Stated exercise: Below are some records; repeat them all exactly, minus the pictures.

Task inputs:
_____
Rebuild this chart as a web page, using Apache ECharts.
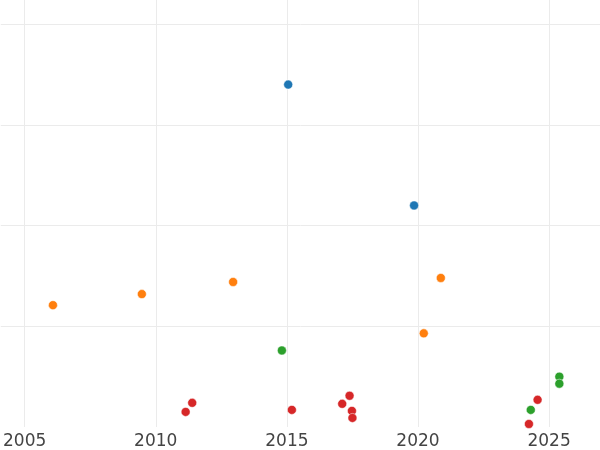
<!DOCTYPE html>
<html>
<head>
<meta charset="utf-8">
<script src="https://cdn.jsdelivr.net/npm/echarts@6/dist/echarts.min.js"></script>
<style>
  html, body { margin: 0; padding: 0; background: #fff; }
  #main { width: 600px; height: 450px; }
</style>
</head>
<body>
<div id="main"></div>
<script>
// visible window of the chart (x in years, y in grid units)
var xMin = 2004.09;
var xMax = 2026.94;
var yMin = 0;
var yMax = 4.24;

// [year, value] per group
var blueData = [[2015.05, 3.40], [2019.85, 2.20]];
var orangeData = [
  [2006.08, 1.21], [2009.47, 1.32], [2012.95, 1.44],
  [2020.87, 1.48], [2020.22, 0.93]
];
var greenData = [[2014.81, 0.76], [2025.39, 0.50], [2025.39, 0.43], [2024.30, 0.17]];
var redData = [
  [2011.14, 0.15], [2011.39, 0.24], [2015.19, 0.17],
  [2017.39, 0.31], [2017.11, 0.23], [2017.48, 0.16], [2017.50, 0.09],
  [2024.56, 0.27], [2024.23, 0.03]
];

var colors = ["#1f77b4", "#ff7f0e", "#2ca02c", "#d62728"];
var groups = [blueData, orangeData, greenData, redData];

var myChart = echarts.init(document.getElementById("main"));

var gridColor = "#ebebeb";
var none = "rgba(0,0,0,0)";

var option = {
  animation: false,
  grid: { left: 0, right: 0, top: 0, bottom: 23, containLabel: false },
  xAxis: {
    type: "value",
    min: xMin,
    max: xMax,
    axisLine: { show: false },
    axisTick: { show: false },
    axisLabel: {
      color: "#444",
      fontSize: 17,
      fontFamily: "DejaVu Sans",
      margin: 6,
      showMinLabel: false,
      showMaxLabel: false,
      formatter: function (v) {
        return Math.abs(v - Math.round(v)) < 1e-6 ? String(v) : "";
      },
    },
    // edge ticks (window min/max) get no line
    splitLine: {
      show: true,
      lineStyle: {
        color: [none, gridColor, gridColor, gridColor, gridColor, gridColor],
        width: 1,
      },
    },
  },
  yAxis: {
    type: "value",
    min: yMin,
    max: yMax,
    interval: 1,
    axisLine: { show: false },
    axisTick: { show: false },
    axisLabel: { show: false },
    splitLine: {
      show: true,
      lineStyle: {
        color: [none, gridColor, gridColor, gridColor, gridColor],
        width: 1,
      },
    },
  },
  series: groups.map(function (d, i) {
    return {
      type: "scatter",
      data: d,
      symbolSize: 9,
      clip: true,
      itemStyle: {
        color: colors[i],
        opacity: 1,
        borderColor: "#fff",
        borderWidth: 0.5,
      },
    };
  }),
};

option && myChart.setOption(option);
</script>
</body>
</html>
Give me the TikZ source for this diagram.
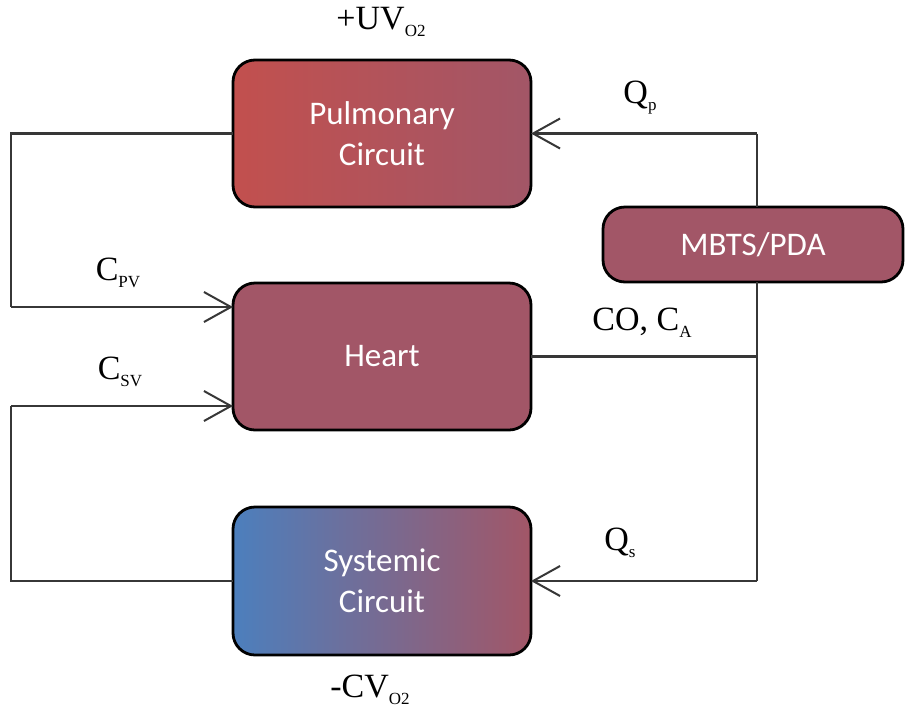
\documentclass[tikz,border=0pt]{standalone}
\usepackage{fontspec}
\setmainfont{Liberation Serif}
\newfontfamily\boxfont{Carlito}
\usetikzlibrary{arrows.meta,calc}
\definecolor{lnc}{RGB}{55,55,55}
\definecolor{redL}{RGB}{194,80,78}
\definecolor{mauve}{RGB}{162,86,103}
\definecolor{blueL}{RGB}{76,127,189}
\begin{document}
\begin{tikzpicture}[x=1pt,y=-1pt,
  block/.style={draw=black,line width=2.8pt,rounded corners=22pt,inner sep=0pt,outer sep=0pt,
    text=white,font=\boxfont\fontsize{33}{41}\selectfont,align=center},
  conn/.style={draw=lnc,line width=2.8pt},
  arr/.style={conn,-{Straight Barb[length=27pt,width=30pt,line width=2pt]}},
  lbl/.style={font=\fontsize{34}{36}\selectfont,inner sep=0pt}]
\useasboundingbox (0,0) rectangle (910,713);
\newcommand{\sbx}[1]{{\fontsize{17}{18}\selectfont #1}}
% boxes
\node[block,minimum width=298pt,minimum height=147pt,left color=redL,right color=mauve] (pul) at (382,133.5) {Pulmonary\\Circuit};
\node[block,minimum width=298pt,minimum height=147pt,fill=mauve] (heart) at (382,356.5) {Heart};
\node[block,minimum width=298pt,minimum height=148pt,left color=blueL,right color=mauve] (sys) at (382,581) {Systemic\\Circuit};
\node[block,minimum width=300pt,minimum height=75pt,fill=mauve] (mbts) at (753,244.5) {MBTS/PDA};
% coordinates
\coordinate (lx) at (11,0);
\coordinate (rx) at (757,0);
\coordinate (hin1) at ([yshift=49.5pt]heart.west);
\coordinate (hin2) at ([yshift=-49.5pt]heart.west);
\coordinate (rt) at (pul.east -| rx);
\coordinate (rb) at (sys.east -| rx);
% left connectors
\draw[conn] (pul.west) -- (pul.west -| lx) -- (hin1 -| lx);
\draw[arr] (hin1 -| lx) -- (hin1);
\draw[conn] (sys.west) -- (sys.west -| lx) -- (hin2 -| lx);
\draw[arr] (hin2 -| lx) -- (hin2);
% right connectors
\draw[conn] (rt) -- (rt |- mbts.north);
\draw[conn] (rb) -- (rb |- mbts.south);
\draw[arr] (rt) -- (pul.east);
\draw[arr] (rb) -- (sys.east);
\draw[conn] (heart.east) -- (heart.east -| rx);
% labels
\node[lbl] (uv) at (381,22) {+UV\raisebox{-7pt}{\sbx{O2}}};
\node[lbl] (qp) at (640,98) {Q\raisebox{-7pt}{\sbx{p}}};
\node[lbl] (cpv) at (118,273) {C\raisebox{-7pt}{\sbx{PV}}};
\node[lbl] (csv) at (120,372) {C\raisebox{-7pt}{\sbx{SV}}};
\node[lbl] (coca) at (642,323) {CO, C\raisebox{-7pt}{\sbx{A}}};
\node[lbl] (qs) at (620,543) {Q\raisebox{-7pt}{\sbx{s}}};
\node[lbl] (cv) at (370,690) {-CV\raisebox{-7pt}{\sbx{O2}}};
\end{tikzpicture}
\end{document}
_____
Task response:
Rebuild this chart as a web page, using Apache ECharts.
<!DOCTYPE html>
<html>
<head>
<meta charset="utf-8">
<script src="https://cdn.jsdelivr.net/npm/echarts@6/dist/echarts.min.js"></script>
<style>
  html, body { margin: 0; padding: 0; background: #fff; }
  #main { width: 600px; height: 450px; }
</style>
</head>
<body>
<div id="main"></div>
<script>
// visible window of the chart (x in years, y in grid units)
var xMin = 2004.09;
var xMax = 2026.94;
var yMin = 0;
var yMax = 4.24;

// [year, value] per group
var blueData = [[2015.05, 3.40], [2019.85, 2.20]];
var orangeData = [
  [2006.08, 1.21], [2009.47, 1.32], [2012.95, 1.44],
  [2020.87, 1.48], [2020.22, 0.93]
];
var greenData = [[2014.81, 0.76], [2025.39, 0.50], [2025.39, 0.43], [2024.30, 0.17]];
var redData = [
  [2011.14, 0.15], [2011.39, 0.24], [2015.19, 0.17],
  [2017.39, 0.31], [2017.11, 0.23], [2017.48, 0.16], [2017.50, 0.09],
  [2024.56, 0.27], [2024.23, 0.03]
];

var colors = ["#1f77b4", "#ff7f0e", "#2ca02c", "#d62728"];
var groups = [blueData, orangeData, greenData, redData];

var myChart = echarts.init(document.getElementById("main"));

var gridColor = "#ebebeb";
var none = "rgba(0,0,0,0)";

var option = {
  animation: false,
  grid: { left: 0, right: 0, top: 0, bottom: 23, containLabel: false },
  xAxis: {
    type: "value",
    min: xMin,
    max: xMax,
    axisLine: { show: false },
    axisTick: { show: false },
    axisLabel: {
      color: "#444",
      fontSize: 17,
      fontFamily: "DejaVu Sans",
      margin: 6,
      showMinLabel: false,
      showMaxLabel: false,
      formatter: function (v) {
        return Math.abs(v - Math.round(v)) < 1e-6 ? String(v) : "";
      },
    },
    // edge ticks (window min/max) get no line
    splitLine: {
      show: true,
      lineStyle: {
        color: [none, gridColor, gridColor, gridColor, gridColor, gridColor],
        width: 1,
      },
    },
  },
  yAxis: {
    type: "value",
    min: yMin,
    max: yMax,
    interval: 1,
    axisLine: { show: false },
    axisTick: { show: false },
    axisLabel: { show: false },
    splitLine: {
      show: true,
      lineStyle: {
        color: [none, gridColor, gridColor, gridColor, gridColor],
        width: 1,
      },
    },
  },
  series: groups.map(function (d, i) {
    return {
      type: "scatter",
      data: d,
      symbolSize: 9,
      clip: true,
      itemStyle: {
        color: colors[i],
        opacity: 1,
        borderColor: "#fff",
        borderWidth: 0.5,
      },
    };
  }),
};

option && myChart.setOption(option);
</script>
</body>
</html>
Give me the TikZ source for this diagram.
\documentclass[tikz,border=0pt]{standalone}
\usepackage{fontspec}
\setmainfont{Liberation Serif}
\newfontfamily\boxfont{Carlito}
\usetikzlibrary{arrows.meta,calc}
\definecolor{lnc}{RGB}{55,55,55}
\definecolor{redL}{RGB}{194,80,78}
\definecolor{mauve}{RGB}{162,86,103}
\definecolor{blueL}{RGB}{76,127,189}
\begin{document}
\begin{tikzpicture}[x=1pt,y=-1pt,
  block/.style={draw=black,line width=2.8pt,rounded corners=22pt,inner sep=0pt,outer sep=0pt,
    text=white,font=\boxfont\fontsize{33}{41}\selectfont,align=center},
  conn/.style={draw=lnc,line width=2.8pt},
  arr/.style={conn,-{Straight Barb[length=27pt,width=30pt,line width=2pt]}},
  lbl/.style={font=\fontsize{34}{36}\selectfont,inner sep=0pt}]
\useasboundingbox (0,0) rectangle (910,713);
\newcommand{\sbx}[1]{{\fontsize{17}{18}\selectfont #1}}
% boxes
\node[block,minimum width=298pt,minimum height=147pt,left color=redL,right color=mauve] (pul) at (382,133.5) {Pulmonary\\Circuit};
\node[block,minimum width=298pt,minimum height=147pt,fill=mauve] (heart) at (382,356.5) {Heart};
\node[block,minimum width=298pt,minimum height=148pt,left color=blueL,right color=mauve] (sys) at (382,581) {Systemic\\Circuit};
\node[block,minimum width=300pt,minimum height=75pt,fill=mauve] (mbts) at (753,244.5) {MBTS/PDA};
% coordinates
\coordinate (lx) at (11,0);
\coordinate (rx) at (757,0);
\coordinate (hin1) at ([yshift=49.5pt]heart.west);
\coordinate (hin2) at ([yshift=-49.5pt]heart.west);
\coordinate (rt) at (pul.east -| rx);
\coordinate (rb) at (sys.east -| rx);
% left connectors
\draw[conn] (pul.west) -- (pul.west -| lx) -- (hin1 -| lx);
\draw[arr] (hin1 -| lx) -- (hin1);
\draw[conn] (sys.west) -- (sys.west -| lx) -- (hin2 -| lx);
\draw[arr] (hin2 -| lx) -- (hin2);
% right connectors
\draw[conn] (rt) -- (rt |- mbts.north);
\draw[conn] (rb) -- (rb |- mbts.south);
\draw[arr] (rt) -- (pul.east);
\draw[arr] (rb) -- (sys.east);
\draw[conn] (heart.east) -- (heart.east -| rx);
% labels
\node[lbl] (uv) at (381,22) {+UV\raisebox{-7pt}{\sbx{O2}}};
\node[lbl] (qp) at (640,98) {Q\raisebox{-7pt}{\sbx{p}}};
\node[lbl] (cpv) at (118,273) {C\raisebox{-7pt}{\sbx{PV}}};
\node[lbl] (csv) at (120,372) {C\raisebox{-7pt}{\sbx{SV}}};
\node[lbl] (coca) at (642,323) {CO, C\raisebox{-7pt}{\sbx{A}}};
\node[lbl] (qs) at (620,543) {Q\raisebox{-7pt}{\sbx{s}}};
\node[lbl] (cv) at (370,690) {-CV\raisebox{-7pt}{\sbx{O2}}};
\end{tikzpicture}
\end{document}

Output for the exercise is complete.